Restate the data word for word and leave the images out.
---+---
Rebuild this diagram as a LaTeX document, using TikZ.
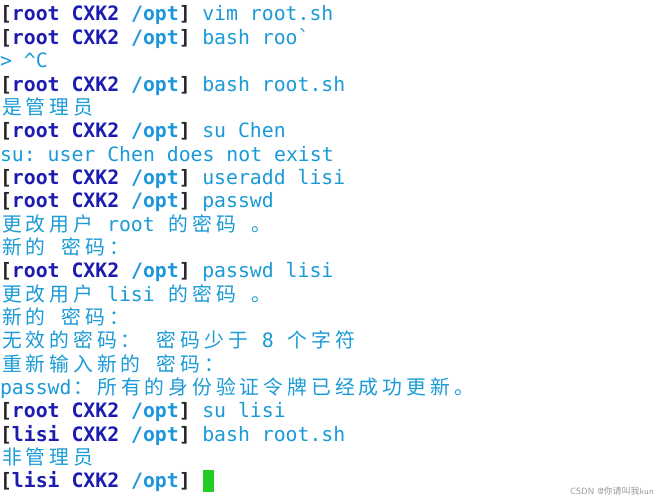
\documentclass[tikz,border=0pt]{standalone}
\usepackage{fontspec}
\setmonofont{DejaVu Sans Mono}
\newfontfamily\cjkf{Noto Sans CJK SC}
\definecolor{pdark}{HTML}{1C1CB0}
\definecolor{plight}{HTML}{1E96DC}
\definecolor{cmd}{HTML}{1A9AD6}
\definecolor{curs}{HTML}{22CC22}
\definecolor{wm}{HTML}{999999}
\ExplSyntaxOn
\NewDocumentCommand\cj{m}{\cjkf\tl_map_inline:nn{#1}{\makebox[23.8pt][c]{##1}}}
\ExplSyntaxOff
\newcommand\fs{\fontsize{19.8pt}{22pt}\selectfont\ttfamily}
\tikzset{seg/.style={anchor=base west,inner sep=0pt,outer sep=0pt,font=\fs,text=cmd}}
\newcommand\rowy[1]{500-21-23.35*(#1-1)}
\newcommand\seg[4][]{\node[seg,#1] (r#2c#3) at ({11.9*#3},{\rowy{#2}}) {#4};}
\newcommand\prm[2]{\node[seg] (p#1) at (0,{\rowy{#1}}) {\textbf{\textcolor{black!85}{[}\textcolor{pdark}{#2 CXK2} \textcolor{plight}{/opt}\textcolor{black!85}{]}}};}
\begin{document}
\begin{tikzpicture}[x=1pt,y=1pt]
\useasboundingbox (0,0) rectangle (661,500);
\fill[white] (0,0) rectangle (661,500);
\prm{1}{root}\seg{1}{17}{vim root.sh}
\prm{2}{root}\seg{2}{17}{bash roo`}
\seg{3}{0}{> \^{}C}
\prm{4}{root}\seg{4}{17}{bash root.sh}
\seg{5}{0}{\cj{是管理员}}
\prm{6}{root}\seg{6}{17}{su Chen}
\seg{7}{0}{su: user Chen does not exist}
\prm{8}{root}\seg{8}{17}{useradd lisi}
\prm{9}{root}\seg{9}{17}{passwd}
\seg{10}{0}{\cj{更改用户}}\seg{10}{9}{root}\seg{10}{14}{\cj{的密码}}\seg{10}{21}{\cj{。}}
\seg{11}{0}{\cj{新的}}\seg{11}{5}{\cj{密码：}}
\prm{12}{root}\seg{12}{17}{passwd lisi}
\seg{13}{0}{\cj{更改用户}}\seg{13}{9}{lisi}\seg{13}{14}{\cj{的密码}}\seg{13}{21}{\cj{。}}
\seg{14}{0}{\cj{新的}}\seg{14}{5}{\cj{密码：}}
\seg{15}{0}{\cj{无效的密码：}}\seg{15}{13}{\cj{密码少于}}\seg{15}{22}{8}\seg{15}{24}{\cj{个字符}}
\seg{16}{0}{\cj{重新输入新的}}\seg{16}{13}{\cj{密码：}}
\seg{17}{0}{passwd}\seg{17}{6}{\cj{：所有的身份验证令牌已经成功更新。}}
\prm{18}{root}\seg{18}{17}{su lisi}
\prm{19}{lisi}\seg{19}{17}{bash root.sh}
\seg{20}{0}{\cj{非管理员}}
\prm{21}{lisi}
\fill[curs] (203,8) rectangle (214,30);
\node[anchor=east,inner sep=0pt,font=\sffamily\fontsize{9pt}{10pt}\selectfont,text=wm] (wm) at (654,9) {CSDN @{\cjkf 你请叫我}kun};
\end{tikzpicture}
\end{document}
---+---
▶ [OUTPUT FOR THIS EXERCISE]:
Rebuild this diagram as a LaTeX document, using TikZ.
\documentclass[tikz,border=0pt]{standalone}
\usepackage{fontspec}
\setmonofont{DejaVu Sans Mono}
\newfontfamily\cjkf{Noto Sans CJK SC}
\definecolor{pdark}{HTML}{1C1CB0}
\definecolor{plight}{HTML}{1E96DC}
\definecolor{cmd}{HTML}{1A9AD6}
\definecolor{curs}{HTML}{22CC22}
\definecolor{wm}{HTML}{999999}
\ExplSyntaxOn
\NewDocumentCommand\cj{m}{\cjkf\tl_map_inline:nn{#1}{\makebox[23.8pt][c]{##1}}}
\ExplSyntaxOff
\newcommand\fs{\fontsize{19.8pt}{22pt}\selectfont\ttfamily}
\tikzset{seg/.style={anchor=base west,inner sep=0pt,outer sep=0pt,font=\fs,text=cmd}}
\newcommand\rowy[1]{500-21-23.35*(#1-1)}
\newcommand\seg[4][]{\node[seg,#1] (r#2c#3) at ({11.9*#3},{\rowy{#2}}) {#4};}
\newcommand\prm[2]{\node[seg] (p#1) at (0,{\rowy{#1}}) {\textbf{\textcolor{black!85}{[}\textcolor{pdark}{#2 CXK2} \textcolor{plight}{/opt}\textcolor{black!85}{]}}};}
\begin{document}
\begin{tikzpicture}[x=1pt,y=1pt]
\useasboundingbox (0,0) rectangle (661,500);
\fill[white] (0,0) rectangle (661,500);
\prm{1}{root}\seg{1}{17}{vim root.sh}
\prm{2}{root}\seg{2}{17}{bash roo`}
\seg{3}{0}{> \^{}C}
\prm{4}{root}\seg{4}{17}{bash root.sh}
\seg{5}{0}{\cj{是管理员}}
\prm{6}{root}\seg{6}{17}{su Chen}
\seg{7}{0}{su: user Chen does not exist}
\prm{8}{root}\seg{8}{17}{useradd lisi}
\prm{9}{root}\seg{9}{17}{passwd}
\seg{10}{0}{\cj{更改用户}}\seg{10}{9}{root}\seg{10}{14}{\cj{的密码}}\seg{10}{21}{\cj{。}}
\seg{11}{0}{\cj{新的}}\seg{11}{5}{\cj{密码：}}
\prm{12}{root}\seg{12}{17}{passwd lisi}
\seg{13}{0}{\cj{更改用户}}\seg{13}{9}{lisi}\seg{13}{14}{\cj{的密码}}\seg{13}{21}{\cj{。}}
\seg{14}{0}{\cj{新的}}\seg{14}{5}{\cj{密码：}}
\seg{15}{0}{\cj{无效的密码：}}\seg{15}{13}{\cj{密码少于}}\seg{15}{22}{8}\seg{15}{24}{\cj{个字符}}
\seg{16}{0}{\cj{重新输入新的}}\seg{16}{13}{\cj{密码：}}
\seg{17}{0}{passwd}\seg{17}{6}{\cj{：所有的身份验证令牌已经成功更新。}}
\prm{18}{root}\seg{18}{17}{su lisi}
\prm{19}{lisi}\seg{19}{17}{bash root.sh}
\seg{20}{0}{\cj{非管理员}}
\prm{21}{lisi}
\fill[curs] (203,8) rectangle (214,30);
\node[anchor=east,inner sep=0pt,font=\sffamily\fontsize{9pt}{10pt}\selectfont,text=wm] (wm) at (654,9) {CSDN @{\cjkf 你请叫我}kun};
\end{tikzpicture}
\end{document}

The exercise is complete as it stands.